Numerous studies have demonstrated that yields are negatively affected by 4% to 32% as a result of contamination and dust accumulation on panel surfaces.
Dust is characterized as a formation possessing biological, chemical, electrostatic, and physical properties. Each geographical region has distinct characteristics and dust densities. By settling on or covering the PV panel surface through various means, dust prevents solar radiation from reaching the panel surfaces, thereby negatively impacting the panels’ energy production.
Furthermore, it adversely affects the efficiency of the PV energy system by increasing panel temperatures and causing negative effects such as the abrasion of the panel module glass.
There are several factors and parameters that influence the soiling process and the amount of dirt/dust accumulation on solar panels. Some of these include the properties, size, and weight of the dust, as well as the surface roughness of the panel.
Factors such as the orientation of the panel relative to solar radiation and the prevailing wind direction influence the accumulation and amount of dust on the panels. Regular cleaning of the panels will increase the power output of the PV system. However, since daily cleaning of PV panels incurs additional costs such as labor, deionized (pure) water, or cleaning fluids, the most ideal solution is to clean the panels at specific intervals or when the dust ratio increases.
Furthermore, although monthly cleaning may not be entirely sufficient, it is evident that there will be a significant increase in efficiency compared to PV panels that are never cleaned. To minimize efficiency losses caused by dust and soiling, the most appropriate cleaning period is established by installing a system capable of monitoring the dust ratio of the PV system. Different geographical regions with varying characteristics will have an impact on soiling density, sunshine duration, and the required cleaning frequency. Additionally, seasonal variations also affect overall yield.

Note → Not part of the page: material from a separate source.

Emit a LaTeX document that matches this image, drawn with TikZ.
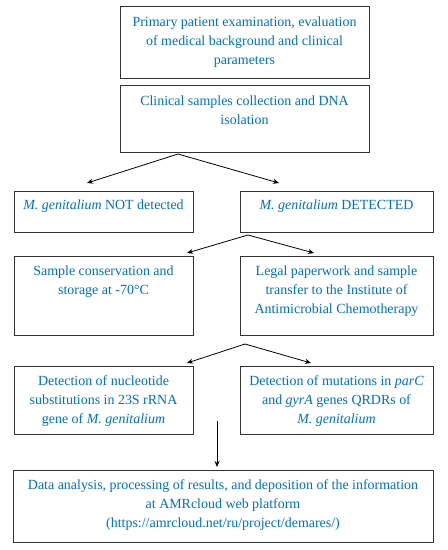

For this reason, to reduce losses caused by soiling and to decide when the site should be cleaned, Seven Sensor offers solutions with both automatic and manual soiling sensors. Thanks to these sensors, the soiling ratio of the site can be monitored, and optimum cleaning schedules can be created based on this data. Thus, it facilitates optimal cleaning planning according to the specific conditions of the site.
For more details about the product:
Manual Soiling Sensor : Manual Soiling Sensor with Modbus Output – 3S-SMS-MB-M | Seven Sensor
Automatic Soiling Sensor : https://www.sevensensor.com/automatic-soiling-sensor
It is of great importance to minimize the effects of dust and soiling, which are among the most critical parameters for increasing the efficiency of PV power plants, which constitute the highest number of renewable energy installations in our country.
Frequently Asked Questions (FAQ)
1. Does dust cause efficiency loss in solar panels?
Yes. Dust and dirt on the panel surface block solar radiation, directly reducing energy production.
2. How much efficiency loss can occur due to soiling?
According to various studies, this loss can range from 4% to 32%.
3. Does dust only affect irradiation?
No. Dust increases the panel temperature, can cause abrasion on the glass surface, and increases the risk of hot-spots.
4. What are the benefits of using a dust sensor?
It reduces unnecessary cleaning costs and determines the optimal cleaning time by providing data-driven insights.
5. How does dust damage the panels?
It reduces production by preventing sunlight from reaching the cells, increases the panel temperature, and causes the glass surface to wear out (abrade) over time.